▸ REQUEST: Everything from the line with "Clone this chart in seaborn and matplotlib." down to the line with "saturation=1, ax=ax, legend=False, linewidth=0)" below must be printed exactly, those two lines included. Exclude pictures.

▸ RECORD SET:
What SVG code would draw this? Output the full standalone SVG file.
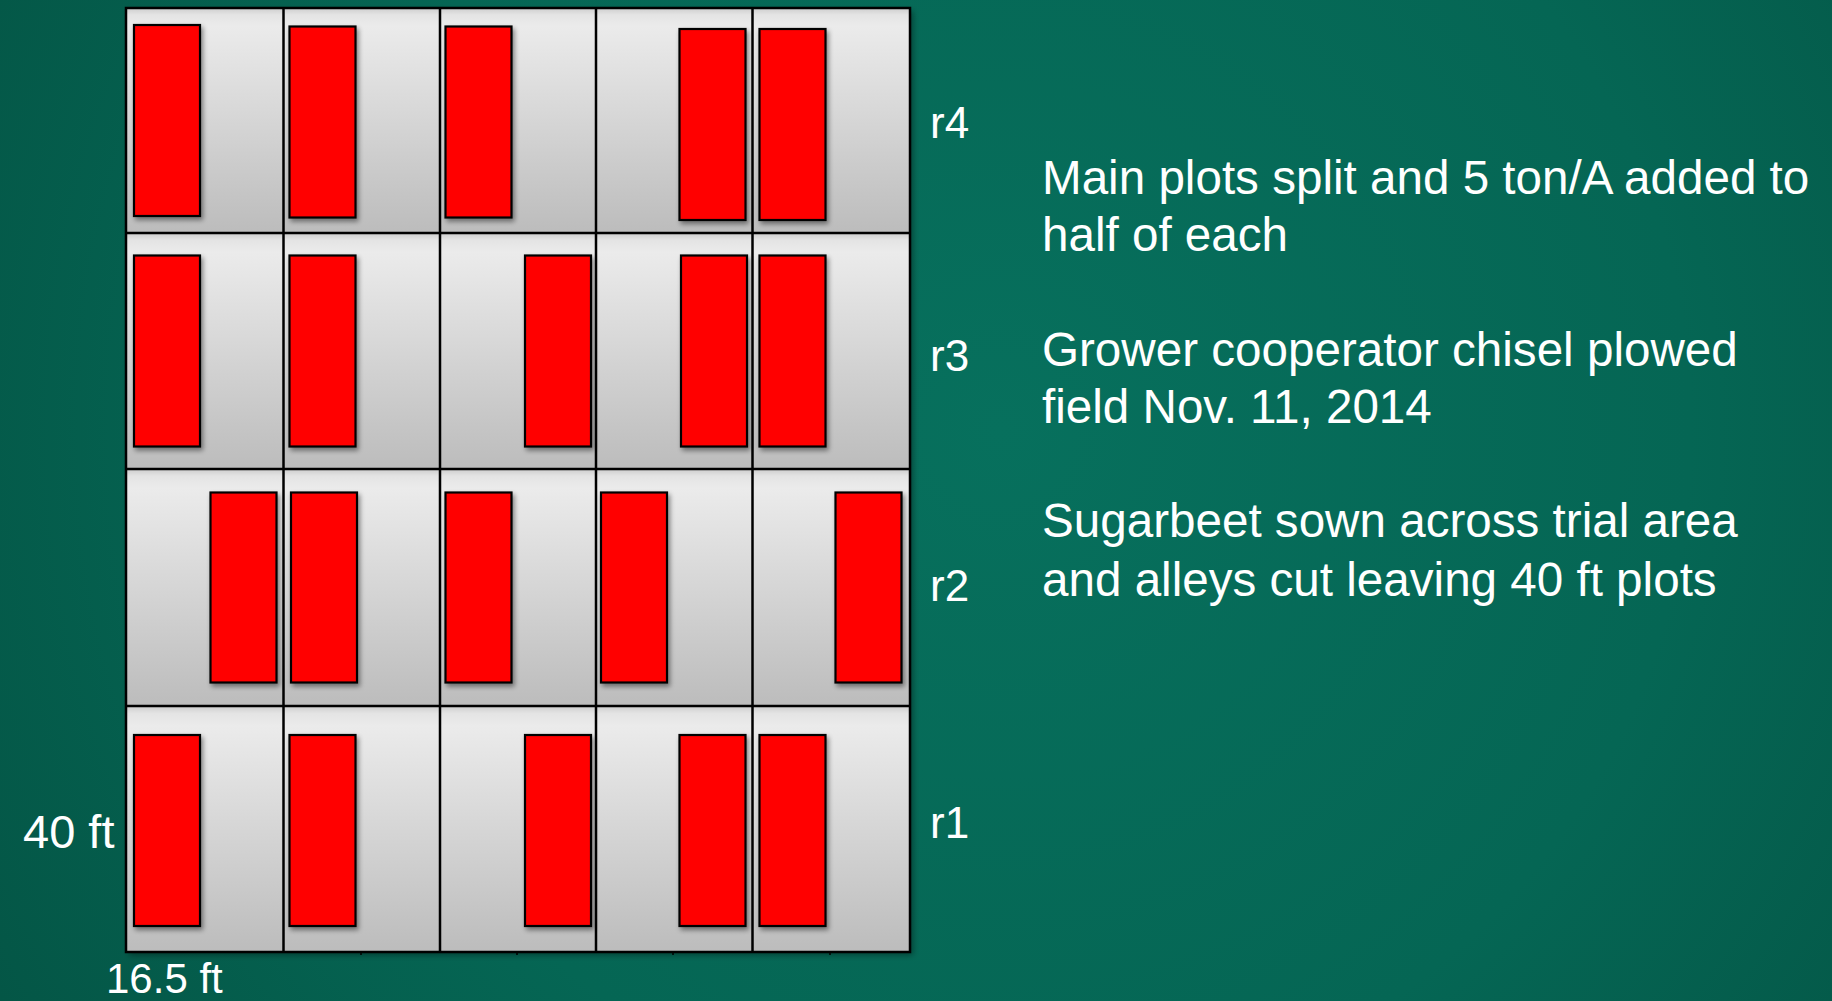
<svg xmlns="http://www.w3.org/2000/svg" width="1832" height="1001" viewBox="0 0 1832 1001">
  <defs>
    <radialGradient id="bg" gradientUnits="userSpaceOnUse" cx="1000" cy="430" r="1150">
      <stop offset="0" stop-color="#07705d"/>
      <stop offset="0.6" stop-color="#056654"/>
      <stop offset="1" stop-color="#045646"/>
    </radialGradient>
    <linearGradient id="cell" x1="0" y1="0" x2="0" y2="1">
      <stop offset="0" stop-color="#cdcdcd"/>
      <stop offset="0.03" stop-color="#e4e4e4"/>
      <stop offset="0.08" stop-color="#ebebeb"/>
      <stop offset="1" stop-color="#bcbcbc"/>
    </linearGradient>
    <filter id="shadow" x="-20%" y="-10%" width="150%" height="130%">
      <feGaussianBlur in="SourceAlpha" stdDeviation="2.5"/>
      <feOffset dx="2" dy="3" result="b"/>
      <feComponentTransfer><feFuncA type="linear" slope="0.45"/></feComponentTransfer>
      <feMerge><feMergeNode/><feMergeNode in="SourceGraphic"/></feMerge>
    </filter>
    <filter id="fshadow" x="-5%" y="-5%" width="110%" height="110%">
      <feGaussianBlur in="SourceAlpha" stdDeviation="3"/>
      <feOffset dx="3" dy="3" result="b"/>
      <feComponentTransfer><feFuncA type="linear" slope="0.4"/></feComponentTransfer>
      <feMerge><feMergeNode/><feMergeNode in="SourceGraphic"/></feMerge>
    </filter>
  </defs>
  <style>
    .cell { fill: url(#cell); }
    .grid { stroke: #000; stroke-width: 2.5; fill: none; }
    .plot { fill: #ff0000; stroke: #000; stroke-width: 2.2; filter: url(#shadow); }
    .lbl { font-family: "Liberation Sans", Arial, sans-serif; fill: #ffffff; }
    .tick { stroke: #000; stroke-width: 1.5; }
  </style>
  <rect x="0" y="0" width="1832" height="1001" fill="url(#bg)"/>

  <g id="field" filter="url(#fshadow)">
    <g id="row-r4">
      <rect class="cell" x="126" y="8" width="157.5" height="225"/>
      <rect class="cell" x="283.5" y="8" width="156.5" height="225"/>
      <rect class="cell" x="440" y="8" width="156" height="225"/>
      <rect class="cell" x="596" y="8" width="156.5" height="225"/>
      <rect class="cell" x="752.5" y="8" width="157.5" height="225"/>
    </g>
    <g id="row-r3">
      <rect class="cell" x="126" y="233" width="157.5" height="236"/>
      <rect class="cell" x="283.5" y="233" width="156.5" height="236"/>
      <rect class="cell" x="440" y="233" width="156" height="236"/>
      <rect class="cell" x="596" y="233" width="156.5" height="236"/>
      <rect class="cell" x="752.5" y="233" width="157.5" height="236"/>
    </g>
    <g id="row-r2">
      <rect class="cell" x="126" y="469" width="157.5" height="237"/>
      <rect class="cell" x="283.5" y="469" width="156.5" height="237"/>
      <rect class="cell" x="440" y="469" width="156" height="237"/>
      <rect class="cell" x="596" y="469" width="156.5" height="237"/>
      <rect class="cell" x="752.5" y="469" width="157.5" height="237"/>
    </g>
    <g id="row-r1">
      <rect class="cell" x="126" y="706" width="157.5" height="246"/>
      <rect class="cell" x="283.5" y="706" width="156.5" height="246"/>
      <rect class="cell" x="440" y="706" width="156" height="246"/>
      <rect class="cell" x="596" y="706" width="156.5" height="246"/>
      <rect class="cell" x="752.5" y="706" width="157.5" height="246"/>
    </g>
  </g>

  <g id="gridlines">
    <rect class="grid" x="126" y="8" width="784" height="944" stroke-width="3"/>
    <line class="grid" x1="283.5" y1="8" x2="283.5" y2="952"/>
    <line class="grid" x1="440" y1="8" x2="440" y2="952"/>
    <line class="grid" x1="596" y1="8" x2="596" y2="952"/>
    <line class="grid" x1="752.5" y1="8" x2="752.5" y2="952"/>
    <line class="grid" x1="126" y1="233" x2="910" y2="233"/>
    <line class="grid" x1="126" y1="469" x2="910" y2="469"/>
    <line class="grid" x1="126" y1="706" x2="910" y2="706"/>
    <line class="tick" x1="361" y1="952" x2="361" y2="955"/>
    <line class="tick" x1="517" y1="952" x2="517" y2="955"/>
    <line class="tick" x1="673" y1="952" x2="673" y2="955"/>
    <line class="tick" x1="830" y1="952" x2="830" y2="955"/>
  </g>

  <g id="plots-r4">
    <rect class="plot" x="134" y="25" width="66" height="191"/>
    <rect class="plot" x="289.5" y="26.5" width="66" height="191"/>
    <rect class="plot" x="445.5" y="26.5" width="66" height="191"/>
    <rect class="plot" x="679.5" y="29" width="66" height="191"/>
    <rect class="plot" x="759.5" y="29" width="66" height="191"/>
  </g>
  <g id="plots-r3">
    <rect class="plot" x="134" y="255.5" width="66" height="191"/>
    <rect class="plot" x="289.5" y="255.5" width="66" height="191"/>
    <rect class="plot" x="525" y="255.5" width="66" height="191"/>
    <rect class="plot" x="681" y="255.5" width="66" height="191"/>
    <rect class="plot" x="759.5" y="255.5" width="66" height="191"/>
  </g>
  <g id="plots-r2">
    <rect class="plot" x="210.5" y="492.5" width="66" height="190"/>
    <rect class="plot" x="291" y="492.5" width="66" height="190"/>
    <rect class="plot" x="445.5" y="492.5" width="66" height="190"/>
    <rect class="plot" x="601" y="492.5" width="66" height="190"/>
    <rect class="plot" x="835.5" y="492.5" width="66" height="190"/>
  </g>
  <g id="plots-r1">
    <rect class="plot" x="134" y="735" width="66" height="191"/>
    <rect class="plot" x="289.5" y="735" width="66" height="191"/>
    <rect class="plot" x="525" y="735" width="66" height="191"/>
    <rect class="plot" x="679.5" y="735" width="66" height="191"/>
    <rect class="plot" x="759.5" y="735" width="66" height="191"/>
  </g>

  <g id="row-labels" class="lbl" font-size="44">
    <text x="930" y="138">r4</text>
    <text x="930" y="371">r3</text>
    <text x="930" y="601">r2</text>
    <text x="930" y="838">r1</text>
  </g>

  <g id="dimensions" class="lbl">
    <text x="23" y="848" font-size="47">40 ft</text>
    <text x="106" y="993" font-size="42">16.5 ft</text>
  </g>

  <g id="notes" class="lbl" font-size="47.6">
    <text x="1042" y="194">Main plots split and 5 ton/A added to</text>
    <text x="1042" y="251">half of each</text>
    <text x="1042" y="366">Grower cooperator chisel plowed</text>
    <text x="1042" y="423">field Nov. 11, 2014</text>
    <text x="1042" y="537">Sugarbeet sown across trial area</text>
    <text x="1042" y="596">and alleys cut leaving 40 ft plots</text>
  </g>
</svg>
...
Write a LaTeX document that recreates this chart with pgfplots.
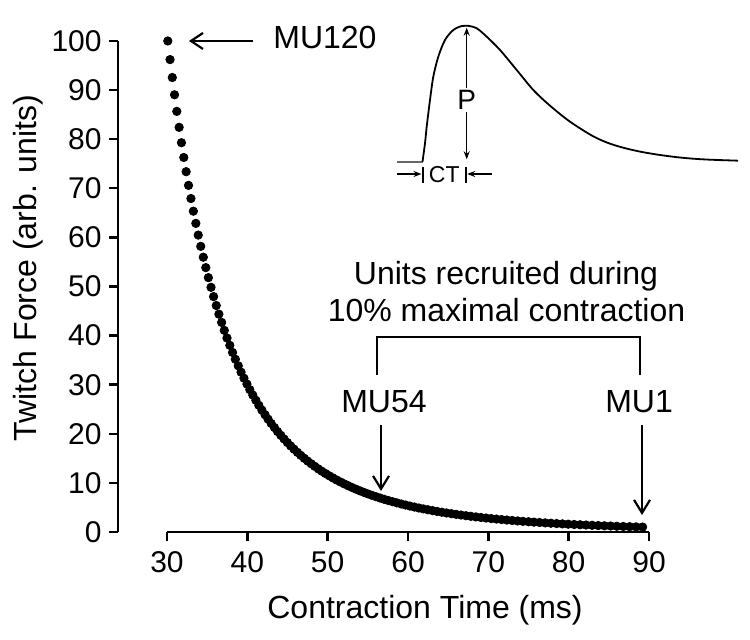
* * *
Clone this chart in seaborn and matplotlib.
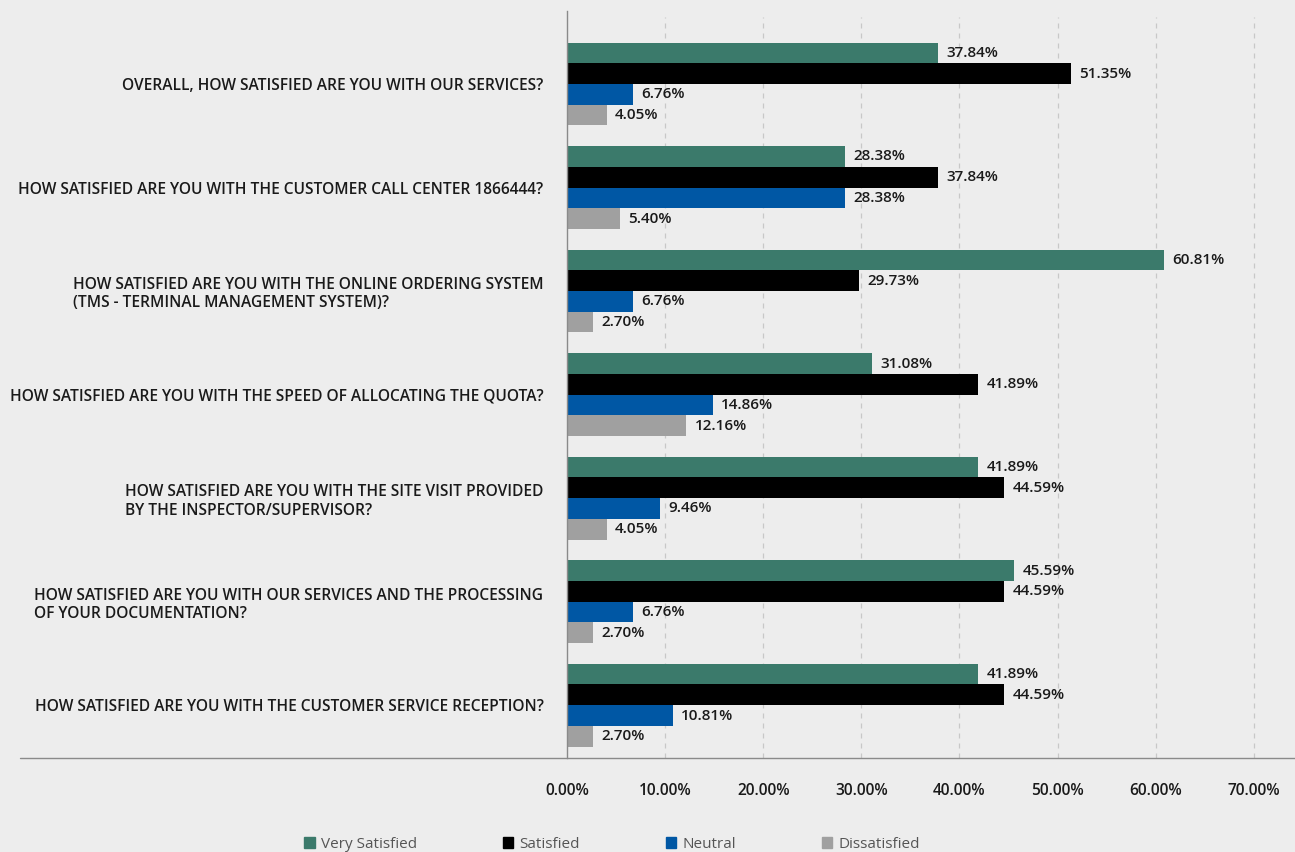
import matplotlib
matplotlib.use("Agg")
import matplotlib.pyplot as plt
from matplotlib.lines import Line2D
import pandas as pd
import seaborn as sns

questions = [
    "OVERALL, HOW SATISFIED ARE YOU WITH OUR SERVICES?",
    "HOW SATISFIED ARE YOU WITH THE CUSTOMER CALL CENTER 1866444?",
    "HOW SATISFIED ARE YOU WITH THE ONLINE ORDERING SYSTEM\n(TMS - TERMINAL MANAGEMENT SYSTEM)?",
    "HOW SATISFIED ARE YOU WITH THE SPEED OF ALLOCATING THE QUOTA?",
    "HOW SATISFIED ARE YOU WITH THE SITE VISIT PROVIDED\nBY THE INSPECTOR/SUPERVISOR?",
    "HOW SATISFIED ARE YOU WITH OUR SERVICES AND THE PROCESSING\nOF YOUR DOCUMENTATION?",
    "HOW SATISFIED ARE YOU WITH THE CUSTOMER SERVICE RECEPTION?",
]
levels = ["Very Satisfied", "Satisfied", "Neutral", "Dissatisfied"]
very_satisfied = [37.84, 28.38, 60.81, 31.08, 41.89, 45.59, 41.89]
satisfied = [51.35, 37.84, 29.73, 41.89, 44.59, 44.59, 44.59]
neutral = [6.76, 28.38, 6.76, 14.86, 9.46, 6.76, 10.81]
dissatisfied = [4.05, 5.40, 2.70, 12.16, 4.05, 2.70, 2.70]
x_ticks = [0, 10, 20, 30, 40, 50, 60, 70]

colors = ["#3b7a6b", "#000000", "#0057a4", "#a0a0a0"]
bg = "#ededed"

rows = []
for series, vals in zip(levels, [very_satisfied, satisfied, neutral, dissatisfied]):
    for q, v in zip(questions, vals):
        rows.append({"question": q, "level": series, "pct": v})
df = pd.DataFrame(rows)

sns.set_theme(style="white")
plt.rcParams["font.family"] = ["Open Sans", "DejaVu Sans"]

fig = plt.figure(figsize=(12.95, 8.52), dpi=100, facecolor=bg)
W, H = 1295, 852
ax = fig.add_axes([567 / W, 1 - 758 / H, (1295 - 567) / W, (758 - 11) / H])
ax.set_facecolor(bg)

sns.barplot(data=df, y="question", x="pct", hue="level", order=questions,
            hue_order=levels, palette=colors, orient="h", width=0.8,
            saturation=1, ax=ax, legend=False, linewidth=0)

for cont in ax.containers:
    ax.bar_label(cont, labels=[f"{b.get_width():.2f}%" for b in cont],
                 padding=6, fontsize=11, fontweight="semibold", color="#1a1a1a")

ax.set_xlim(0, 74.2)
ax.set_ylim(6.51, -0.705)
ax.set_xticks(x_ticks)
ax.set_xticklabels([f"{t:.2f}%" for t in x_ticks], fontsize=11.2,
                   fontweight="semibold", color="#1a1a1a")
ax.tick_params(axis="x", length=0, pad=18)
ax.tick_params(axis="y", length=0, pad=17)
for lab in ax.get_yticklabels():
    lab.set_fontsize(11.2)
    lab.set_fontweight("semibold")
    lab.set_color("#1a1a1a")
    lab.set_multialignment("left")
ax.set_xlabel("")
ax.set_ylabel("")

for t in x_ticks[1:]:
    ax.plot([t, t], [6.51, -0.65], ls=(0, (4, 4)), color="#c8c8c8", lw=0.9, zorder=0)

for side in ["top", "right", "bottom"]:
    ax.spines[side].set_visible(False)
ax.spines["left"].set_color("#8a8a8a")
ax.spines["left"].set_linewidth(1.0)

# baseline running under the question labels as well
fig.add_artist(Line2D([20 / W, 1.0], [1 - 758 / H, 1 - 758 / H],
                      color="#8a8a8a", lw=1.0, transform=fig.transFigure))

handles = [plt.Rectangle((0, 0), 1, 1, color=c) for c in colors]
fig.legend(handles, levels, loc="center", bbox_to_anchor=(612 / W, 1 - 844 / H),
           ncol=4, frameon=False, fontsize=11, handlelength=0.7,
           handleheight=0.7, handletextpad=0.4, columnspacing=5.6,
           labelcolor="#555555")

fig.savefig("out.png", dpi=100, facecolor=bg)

▸ RESULT BELOW:
Clone this chart in seaborn and matplotlib.
import matplotlib
matplotlib.use("Agg")
import matplotlib.pyplot as plt
from matplotlib.lines import Line2D
import pandas as pd
import seaborn as sns

questions = [
    "OVERALL, HOW SATISFIED ARE YOU WITH OUR SERVICES?",
    "HOW SATISFIED ARE YOU WITH THE CUSTOMER CALL CENTER 1866444?",
    "HOW SATISFIED ARE YOU WITH THE ONLINE ORDERING SYSTEM\n(TMS - TERMINAL MANAGEMENT SYSTEM)?",
    "HOW SATISFIED ARE YOU WITH THE SPEED OF ALLOCATING THE QUOTA?",
    "HOW SATISFIED ARE YOU WITH THE SITE VISIT PROVIDED\nBY THE INSPECTOR/SUPERVISOR?",
    "HOW SATISFIED ARE YOU WITH OUR SERVICES AND THE PROCESSING\nOF YOUR DOCUMENTATION?",
    "HOW SATISFIED ARE YOU WITH THE CUSTOMER SERVICE RECEPTION?",
]
levels = ["Very Satisfied", "Satisfied", "Neutral", "Dissatisfied"]
very_satisfied = [37.84, 28.38, 60.81, 31.08, 41.89, 45.59, 41.89]
satisfied = [51.35, 37.84, 29.73, 41.89, 44.59, 44.59, 44.59]
neutral = [6.76, 28.38, 6.76, 14.86, 9.46, 6.76, 10.81]
dissatisfied = [4.05, 5.40, 2.70, 12.16, 4.05, 2.70, 2.70]
x_ticks = [0, 10, 20, 30, 40, 50, 60, 70]

colors = ["#3b7a6b", "#000000", "#0057a4", "#a0a0a0"]
bg = "#ededed"

rows = []
for series, vals in zip(levels, [very_satisfied, satisfied, neutral, dissatisfied]):
    for q, v in zip(questions, vals):
        rows.append({"question": q, "level": series, "pct": v})
df = pd.DataFrame(rows)

sns.set_theme(style="white")
plt.rcParams["font.family"] = ["Open Sans", "DejaVu Sans"]

fig = plt.figure(figsize=(12.95, 8.52), dpi=100, facecolor=bg)
W, H = 1295, 852
ax = fig.add_axes([567 / W, 1 - 758 / H, (1295 - 567) / W, (758 - 11) / H])
ax.set_facecolor(bg)

sns.barplot(data=df, y="question", x="pct", hue="level", order=questions,
            hue_order=levels, palette=colors, orient="h", width=0.8,
            saturation=1, ax=ax, legend=False, linewidth=0)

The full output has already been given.